The great flaw in most of the option debate is that most commenters never address whether the option holders are receiving CASH compensation equal to the fair market value for their services, i.e. their labor AND they risk they take in agreeing to employment with the Company.

First, the biggest problem is ISOs. For clarity, one should still subdivide the universe of ISO optionees into management and non-management employees (since the most glaring abuses occur in the granting of options to management. However leave that aside for simplicity). More importantly, one must look at the growth stage of the Company in question.

Regarding the former (ignoring management) if the companies non-management employees receive less average cash compensation then employees in their peer group of companies, then they are certainly entitled to their share of the profits through options, i.e., the employee traded cash today for larger cash tomorrow based upon his or her belief that his or her contribution and the contribution of their peers would create value over and above the market rate of interest on the cash comp they foregoed.

Regarding the latter, the growth stage of the company is relevant because it implies an overall cost of capital. Start-ups and early stage companies have high costs of capital (one expect a larger % return correct?), mature companies low. If a mature company is giving option grants roughly equivalent in value to a small company’s grants, that is certainly a red flag. But generally it doesn’t work that way, notwithstanding the recent demonization.

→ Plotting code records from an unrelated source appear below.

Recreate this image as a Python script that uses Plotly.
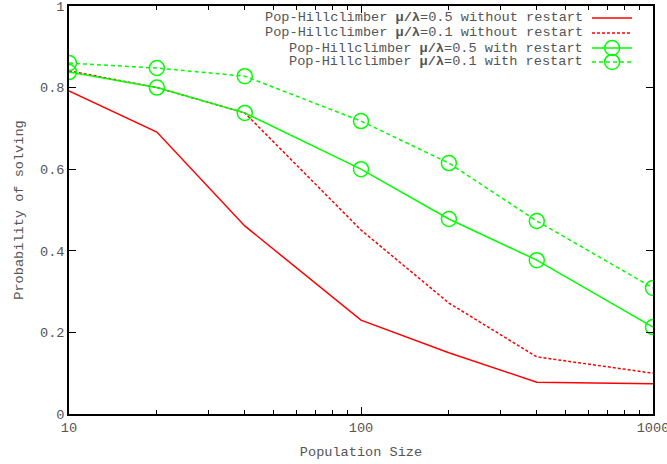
import plotly.graph_objects as go

pop_size = [10, 20, 40, 100, 200, 400, 1000]
names = [
    "Pop-Hillclimber <b>μ/λ</b>=0.5 without restart",
    "Pop-Hillclimber <b>μ/λ</b>=0.1 without restart",
    "Pop-Hillclimber <b>μ/λ</b>=0.5 with restart",
    "Pop-Hillclimber <b>μ/λ</b>=0.1 with restart",
]
red_05_norestart = [0.792, 0.691, 0.461, 0.230, 0.150, 0.078, 0.074]
red_01_norestart = [0.841, 0.800, 0.738, 0.451, 0.272, 0.140, 0.100]
green_05_restart = [0.838, 0.800, 0.738, 0.600, 0.478, 0.377, 0.213]
green_01_restart = [0.860, 0.848, 0.828, 0.718, 0.615, 0.473, 0.309]

series = [red_05_norestart, red_01_norestart, green_05_restart, green_01_restart]
colors = ["#ff0000", "#ff0000", "#00ff00", "#00ff00"]
dashes = ["solid", "3px,2px", "solid", "4px,3px"]
has_marker = [False, False, True, True]

FONT = dict(family="Liberation Mono, Courier New, monospace", size=13.6, color="#555555")

fig = go.Figure()
for ys, c, d, m in zip(series, colors, dashes, has_marker):
    fig.add_trace(go.Scatter(
        x=pop_size, y=ys,
        mode="lines+markers" if m else "lines",
        line=dict(color=c, width=1.5, dash=d),
        marker=dict(symbol="circle-open", size=15, color=c, line=dict(width=1.5, color=c)),
        showlegend=False,
    ))

# manual gnuplot-style legend (text left, sample right)
leg_y = [0.9706, 0.934, 0.897, 0.863]
for name, ly, c, d, m in zip(names, leg_y, colors, dashes, has_marker):
    fig.add_annotation(xref="paper", yref="paper", x=0.8836, y=ly, text=name,
                       showarrow=False, xanchor="right", yanchor="middle", font=FONT)
    fig.add_trace(go.Scatter(
        x=[0.8955, 0.964], y=[ly, ly], xaxis="x2", yaxis="y2",
        mode="lines", line=dict(color=c, width=1.5, dash=d),
        showlegend=False, hoverinfo="skip",
    ))
    if m:
        fig.add_trace(go.Scatter(
            x=[0.930], y=[ly], xaxis="x2", yaxis="y2", mode="markers",
            marker=dict(symbol="circle-open", size=15, color=c, line=dict(width=1.5, color=c)),
            showlegend=False, hoverinfo="skip",
        ))

fig.update_layout(
    width=667, height=464,
    margin=dict(l=69, r=14, t=6, b=50),
    paper_bgcolor="white", plot_bgcolor="white",
    font=FONT,
    showlegend=False,
    xaxis=dict(
        type="log", range=[1, 3],
        tickvals=[10, 100, 1000], ticktext=["10", "100", "1000"],
        ticklabeloverflow="allow", automargin=False,
        ticks="inside", ticklen=7, tickwidth=1, tickcolor="black",
        minor=dict(ticks="inside", ticklen=4, tickcolor="black",
                   tickvals=[20, 30, 40, 50, 60, 70, 80, 90, 200, 300, 400, 500, 600, 700, 800, 900]),
        showline=True, linecolor="black", linewidth=1.5, mirror="ticks",
        showgrid=False, zeroline=False,
        title=dict(text="Population Size", font=FONT, standoff=11),
    ),
    yaxis=dict(
        range=[0, 1], tickvals=[0, 0.2, 0.4, 0.6, 0.8, 1],
        ticktext=["0", "0.2", "0.4", "0.6", "0.8", "1"],
        ticklabeloverflow="allow", automargin=False,
        ticks="inside", ticklen=7, tickwidth=1, tickcolor="black",
        showline=True, linecolor="black", linewidth=1.5, mirror="ticks",
        showgrid=False, zeroline=False,
        title=dict(text="Probability of solving", font=FONT, standoff=13),
    ),
    xaxis2=dict(overlaying="x", range=[0, 1], visible=False, domain=[0, 1]),
    yaxis2=dict(overlaying="y", range=[0, 1], visible=False, domain=[0, 1]),
)

fig.write_html("out.html")
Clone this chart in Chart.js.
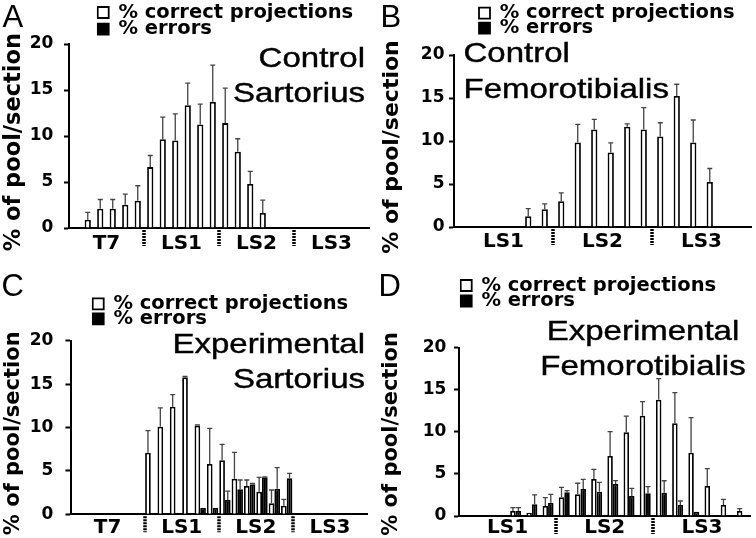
<!DOCTYPE html>
<html><head><meta charset="utf-8">
<script src="https://cdn.jsdelivr.net/npm/chart.js@4.4.1/dist/chart.umd.min.js"></script>
<style>
html,body{margin:0;padding:0;background:#fff;}
#wrap{position:relative;width:756px;height:538px;overflow:hidden;background:#fff;}
canvas{position:absolute;}
</style></head><body>
<div id="wrap">
<canvas id="cA" width="378" height="269" style="left:0;top:0"></canvas>
<canvas id="cB" width="378" height="269" style="left:378px;top:0"></canvas>
<canvas id="cC" width="378" height="269" style="left:0;top:269px"></canvas>
<canvas id="cD" width="378" height="269" style="left:378px;top:269px"></canvas>
</div>
<script>
// ---- categories (sections) and segment labels ----
const sections24 = ['1','2','3','4','5','6','7','8','9','10','11','12','13','14','15','16','17','18','19','20','21','22','23','24'];
const sections18 = ['1','2','3','4','5','6','7','8','9','10','11','12','13','14','15','16','17','18'];
const segmentsT7toLS3 = ['T7','LS1','LS2','LS3'];
const segmentsLS1toLS3 = ['LS1','LS2','LS3'];
const yTicks = [0, 5, 10, 15, 20];
const seriesNames = ['% correct projections', '% errors'];
const yTitle = '% of pool/section';

// ---- A: Control Sartorius ----
const aCorrect    = [0, 0.9, 2.1, 2.1, 2.53, 2.96, 6.62, 9.66, 9.51, 13.35, 11.25, 13.71, 11.4, 8.28, 4.78, 1.63, 0, 0, 0, 0, 0, 0, 0, 0];
const aCorrectErr = [0, 0.8, 1.0, 1.0, 1.16, 1.63, 1.26, 2.39, 2.9, 2.39, 2.21, 3.99, 3.8, 1.42, 1.37, 1.41, 0, 0, 0, 0, 0, 0, 0, 0];
const aErrors     = [null, null, null, null, null, null, null, null, null, null, null, null, null, null, null, null, null, null, null, null, null, null, null, null];

// ---- B: Control Femorotibialis ----
const bCorrect    = [0, 0, 0, 0, 1.25, 2.06, 3.0, 9.83, 11.35, 8.67, 11.66, 11.35, 10.53, 15.23, 9.83, 5.25, 0, 0];
const bCorrectErr = [0, 0, 0, 0, 0.89, 0.62, 0.97, 2.1, 1.17, 1.12, 0.34, 2.52, 1.59, 1.37, 2.61, 1.55, 0, 0];
const bErrors     = [null, null, null, null, null, null, null, null, null, null, null, null, null, null, null, null, null, null];

// ---- C: Experimental Sartorius ----
const cCorrect    = [0, 0, 0, 0, 0, 0, 7.1, 10.09, 12.4, 15.78, 10.2, 5.8, 6.22, 4.1, 3.26, 2.6, 1.27, 0.99, 0, 0, 0, 0, 0, 0];
const cCorrectErr = [0, 0, 0, 0, 0, 0, 2.53, 2.16, 1.38, 0.12, 0.09, 4.1, 1.84, 3.04, 0.69, 1.66, 1.53, 0.74, 0, 0, 0, 0, 0, 0];
const cErrors     = [0, 0, 0, 0, 0, 0, 0.1, 0.1, 0.1, 0.1, 0.72, 0.72, 1.65, 2.88, 3.46, 4.26, 2.95, 4.15, 0, 0, 0, 0, 0, 0];
const cErrorsErr  = [0, 0, 0, 0, 0, 0, 0, 0, 0, 0, 0, 0, 1.03, 1.07, 0.1, 0.05, 2.42, 0.57, 0, 0, 0, 0, 0, 0];

// ---- D: Experimental Femorotibialis ----
const dCorrect    = [0, 0, 0, 0.59, 0.39, 1.19, 2.22, 2.58, 4.4, 7.13, 9.94, 11.92, 13.82, 11.02, 7.52, 3.56, 1.31, 0.59];
const dCorrectErr = [0, 0, 0, 0.4, 0, 0.99, 1.19, 1.31, 1.15, 2.89, 1.94, 1.66, 2.5, 3.63, 4.16, 2.06, 0.67, 0.28];
const dErrors     = [0, 0, 0, 0.59, 1.39, 1.58, 2.82, 3.21, 2.89, 3.8, 2.38, 2.7, 2.77, 1.31, 0.51, 0, 0, 0];
const dErrorsErr  = [0, 0, 0, 0.4, 1.11, 1.0, 0.2, 1.15, 1.11, 0.4, 0.91, 0.78, 1.42, 0.47, 0, 0, 0, 0];

// ---------------- plugins ----------------
const errorBarPlugin = {
  id: 'errorBars',
  afterDatasetsDraw(chart, args, o) {
    const ctx = chart.ctx, ys = chart.scales.y;
    chart.data.datasets.forEach((ds, i) => {
      if (!ds.errors) return;
      const meta = chart.getDatasetMeta(i);
      meta.data.forEach((el, j) => {
        const v = ds.data[j], e = ds.errors[j];
        if (v == null || !e) return;
        const yt = ys.getPixelForValue(v + e);
        ctx.save();
        ctx.strokeStyle = o.color; ctx.lineWidth = o.width;
        ctx.beginPath();
        ctx.moveTo(el.x, el.y); ctx.lineTo(el.x, yt);
        ctx.moveTo(el.x - o.cap, yt); ctx.lineTo(el.x + o.cap, yt);
        ctx.stroke();
        ctx.restore();
      });
    });
  }
};
const separatorPlugin = {
  id: 'segSeparators',
  afterDraw(chart, args, o) {
    const s = chart.scales.xl, ctx = chart.ctx, b = chart.chartArea.bottom;
    ctx.save();
    ctx.strokeStyle = '#000'; ctx.lineWidth = o.width; ctx.setLineDash(o.dash);
    for (let k = 1; k < s.ticks.length; k++) {
      const x = Math.round((s.getPixelForTick(k - 1) + s.getPixelForTick(k)) / 2);
      ctx.beginPath(); ctx.moveTo(x, b + 2); ctx.lineTo(x, b + o.length); ctx.stroke();
    }
    ctx.restore();
  }
};
const legendPlacePlugin = {
  id: 'legendPlace',
  afterLayout(chart, args, o) {
    const L = chart.legend; if (!L) return;
    L.left = o.x - o.pad; L.top = o.y - o.pad;
    L.width = 370; L.height = 200;
    L.right = L.left + L.width; L.bottom = L.top + L.height;
  }
};
const panelTextPlugin = {
  id: 'panelText',
  afterDraw(chart, args, o) {
    const ctx = chart.ctx;
    ctx.save();
    ctx.fillStyle = '#000';
    ctx.strokeStyle = '#000';
    ctx.textBaseline = 'alphabetic';
    ctx.textAlign = 'left';
    ctx.font = o.letterFont;
    ctx.fillText(o.letter, o.letterX, o.letterY);
    ctx.font = o.titleFont;
    ctx.textAlign = o.align;
    ctx.lineWidth = o.stroke;
    o.lines.forEach((t, k) => {
      ctx.save();
      ctx.translate(o.x, o.y[k]);
      ctx.scale(1, o.sy);
      ctx.fillText(t, 0, 0);
      ctx.strokeText(t, 0, 0);
      ctx.restore();
    });
    ctx.restore();
  }
};

const BOLD = '"DejaVu Sans"';
function makePanel(id, p) {
  const legendFont = 19.5, boxH = 11, lpad = 1;
  const datasets = [
    { label: seriesNames[0], data: p.correct, errors: p.correctErr, backgroundColor: '#fff', borderColor: '#000', borderWidth: 1.8,
      barPercentage: p.barPct, categoryPercentage: p.catPct, xAxisID: 'x', yAxisID: 'y' },
    { label: seriesNames[1], data: p.errorsData, errors: p.errorsErr, backgroundColor: '#000', borderColor: '#000', borderWidth: 1.8,
      barPercentage: p.barPct, categoryPercentage: p.catPct, xAxisID: 'x', yAxisID: 'y' }
  ];
  return new Chart(document.getElementById(id), {
    type: 'bar',
    data: { labels: p.labels, datasets },
    plugins: [errorBarPlugin, separatorPlugin, legendPlacePlugin, panelTextPlugin],
    options: {
      responsive: false, animation: false, events: [],
      skipNull: true,
      layout: { padding: { left: 0, top: p.top, right: 378 - p.right, bottom: 0 } },
      scales: {
        x: { type: 'category', display: false, offset: true },
        xl: { type: 'category', position: 'bottom', labels: p.segments, offset: true,
              grid: { display: false, drawTicks: false },
              border: { display: true, color: '#000', width: 2 },
              ticks: { color: '#000', font: { family: BOLD, weight: 'bold', size: 20 }, padding: p.xlPad, maxRotation: 0, autoSkip: false },
              afterFit(s) { s.height = 269 - p.bottom; } },
        y: { type: 'linear', min: yTicks[0], max: yTicks[yTicks.length - 1],
             ticks: { stepSize: 5, color: '#000', font: { family: BOLD, weight: 'bold', size: 17 }, padding: p.yPad },
             grid: { drawOnChartArea: false, drawTicks: true, tickLength: 5, tickWidth: 2, tickColor: '#000' },
             border: { display: true, color: '#000', width: 2 },
             title: { display: true, text: yTitle + p.titleTail, color: '#000', font: { family: BOLD, weight: 'bold', size: p.yTitleSize }, padding: { top: 1, bottom: 0 } },
             afterFit(s) { s.width = p.left; } }
      },
      plugins: {
        legend: { display: true, position: 'chartArea', align: 'start',
          labels: { color: '#000', font: { family: BOLD, weight: 'bold', size: legendFont, lineHeight: (p.legStep - lpad) + 'px' },
                    boxWidth: 11, boxHeight: boxH, padding: lpad,
                    generateLabels(chart) {
                      return Chart.defaults.plugins.legend.labels.generateLabels(chart).map(it => Object.assign(it, { text: [it.text] }));
                    } } },
        tooltip: { enabled: false },
        errorBars: { color: '#444', width: 1.3, cap: 2.5 },
        segSeparators: { width: 3.5, dash: [2, 1], length: 18 },
        legendPlace: { x: p.legX, y: p.legY - (legendFont - boxH) / 2, pad: lpad },
        panelText: { letter: p.letter, letterX: p.letterX, letterY: 26.7, letterFont: '31px "Liberation Sans"',
                     titleFont: '33px "Liberation Sans"', sy: 0.85, stroke: 0.5, lines: p.titles, align: p.titleAlign, x: p.titleX, y: p.titleY }
      }
    }
  });
}

makePanel('cA', { labels: sections24, segments: segmentsT7toLS3, correct: aCorrect, correctErr: aCorrectErr, errorsData: aErrors, errorsErr: null,
  left: 69, right: 369, top: 44, bottom: 228, barPct: 0.5, catPct: 1, yPad: 10.7, xlPad: 3.3,
  yTitleSize: 22.5, titleTail: '\u00a0\u2009',
  legX: 97.7, legY: 7, legStep: 16.7, letter: 'A', letterX: 2.5,
  titles: ['Control', 'Sartorius'], titleAlign: 'right', titleX: 365, titleY: [66.7, 101.7] });
makePanel('cB', { labels: sections18, segments: segmentsLS1toLS3, correct: bCorrect, correctErr: bCorrectErr, errorsData: bErrors, errorsErr: null,
  left: 76, right: 373, top: 55, bottom: 227, barPct: 0.38, catPct: 1, yPad: 4.5, xlPad: 2.6,
  yTitleSize: 22, titleTail: '\u00a0\u2009',
  legX: 101, legY: 7.7, legStep: 15, letter: 'B', letterX: 2.5,
  titles: ['Control', 'Femorotibialis'], titleAlign: 'left', titleX: 85.5, titleY: [61.7, 98.3] });
makePanel('cC', { labels: sections24, segments: segmentsT7toLS3, correct: cCorrect, correctErr: cCorrectErr, errorsData: cErrors, errorsErr: cErrorsErr,
  left: 70.5, right: 367, top: 71.7, bottom: 245.3, barPct: 1, catPct: 0.92, yPad: 12.2, xlPad: 1,
  yTitleSize: 21, titleTail: '\u00a0\u2009',
  legX: 92.7, legY: 29.3, legStep: 15, letter: 'C', letterX: 1.5,
  titles: ['Experimental', 'Sartorius'], titleAlign: 'right', titleX: 365, titleY: [84.3, 119.3] });
makePanel('cD', { labels: sections18, segments: segmentsLS1toLS3, correct: dCorrect, correctErr: dCorrectErr, errorsData: dErrors, errorsErr: dErrorsErr,
  left: 81, right: 372.5, top: 78.7, bottom: 247, barPct: 1, catPct: 0.68, yPad: 7.7, xlPad: 0,
  yTitleSize: 21, titleTail: '\u2009',
  legX: 82.7, legY: 11, legStep: 15.5, letter: 'D', letterX: 0.5,
  titles: ['Experimental', 'Femorotibialis'], titleAlign: 'center', titleX: 265, titleY: [71, 106] });
</script></body></html>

Bottom line, if a company saves CASH compensation today by granting options, the employees are certainly entitled to their share of the profits through options. If the company didn’t grant the options, it would have higher cash operating expenses and lower earnings, or if the company was in a negative free cash flow situation the additional compensation would have to be funded immediately by debt or additional equity issuances (In other words employees in startup and early growth stage companies - if paid less then FMV wage rates - are essentially venture capitalists). Assuming the situation outlined above, the argument that employees are not entitled to their share of the profits via options is a “heads I win, tails you lose" argument.

On the accounting side, the basic accounting principles expressed in FAS 123 are sound - recognize the expense in the period incurred using a FMV standard. Where it gets all bolloxed up is the actual timings of option exercise and the (at least heretofore) inability to recapture the value of options previously expensed if they expire unexercised (not to mention the complexity of record keeping and the variablity in valuation methodologies which creates a real connundrum for publicly-traded companies). In the the latter case, if options where treated like warrants then the company would have a permanent increase in APIC, but they're not.

ww

p.s. Dan, I'm responding to the thread of post on the subject and not particularly yours.